I was looking forward to seeing a lot of new 2018 motorcycles this year. But sadly, a lot of major manufacturers – like Ducati, KTM, Triumph and Yamaha – were not in Minneapolis. All but Triumph were at the other IMS shows, and they all had a lot of new 2018 models to show off; what a huge disappointment. Maybe it was because it was in December rather than February as in the past. I don’t know, but it left a very sour taste in my mouth.
The biggest draw of the show was the all-new Honda Goldwing. Honda had three different bikes on hand to show off the different trim levels that come in the new Goldwing line. Thoughtfully, they had two powered up so you could toggle through the electronic settings and applications, and see the TFT (Thin Film Transistor) LCD display. BMW was also smart enough to have some of their models powered up so you could see their new TFT display. Honda has more bells and whistles such as Apple CarPlay, but you still can’t beat the ease of use of the BMW Wonder Wheel on the left handgrip. Honda took the right step in narrowing and lightening the Goldwing, but the BMW K1600GTL is still lighter, shorter, and more powerful.

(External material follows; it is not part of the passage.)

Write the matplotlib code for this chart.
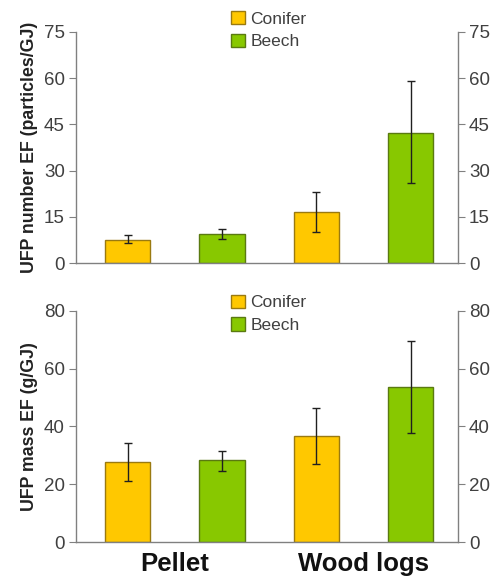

Kawasaki had two bikes that were crowd pleasers. First was the Z900RS, which is a bike that cues off the 1973 Z1 900. The teardrop tank and the Candytone brown/orange paint immediately takes you back to the 1970s. I swear I was wearing bell bottom jeans to match my new Larry Bird mustache when I threw a leg over it. Kawasaki has outdone the Honda CB1100 just like they outdid the CB750 in 1973. The next stunning bike they had was the 2018 supercharged H2 SX Sport-Tourer. A 197-hp bike with hard bags, active LED cornering lights, six-axis traction control, intelligent ABS, engine braking control, electronic cruise control and launch mode! If Sport Touring was really a sport, all the other manufacturers would demand Kawasaki be banned from competition.
One of the presenters at the show was Sioux Falls’ own Lisa Brouwer. She spoke on the Adventure Out! Stage about the trip she and Kris Hasse took in 2015 across the USA to commemorate Effie and Avis Hotchkiss. Effie and Avis were the first women to ride motorcycle across the USA in 1915. I wasn’t surprised by her great presentation, as public speaking is her business. Her documentary, “Inspired Tour The Movie,” available on YouTube. Also speaking at the show was Brian Klock of Klock Werks in Mitchell. He was on the Progressive main stage with Cory Ness. Brian talked about how when he was starting out in his career of custom bike building he was overly welcomed by Arlen Ness. Arlen cared about Brian’s work and took time for him. It all translates back to custom bike builders being motorcyclists underneath, and all motorcyclists look out for each other.
But believe it or not the one display that drew all of our attention at the end was one of the smallest, Royal Enfield. I really liked the new Continental GT 650 twin. My brother liked the Himalayn adventure bike. DRL and Larry liked the Classic 500 in military colors. It goes to show that small, simple bikes can really turn on a motorcyclist just as much, if not more than a big new high-tech expensive bike.
We finished off the trip with some Juicy Lucy burgers at the famous 5-8 club. While heading back to Sioux Falls, we shared our experiences and F.A.R.K.L.E.s (Fancy Accessory Really Kool Likely Expensive) that we bought. And we lamented about no Ducati models to look at, or having to look at any Ducati motorcycles.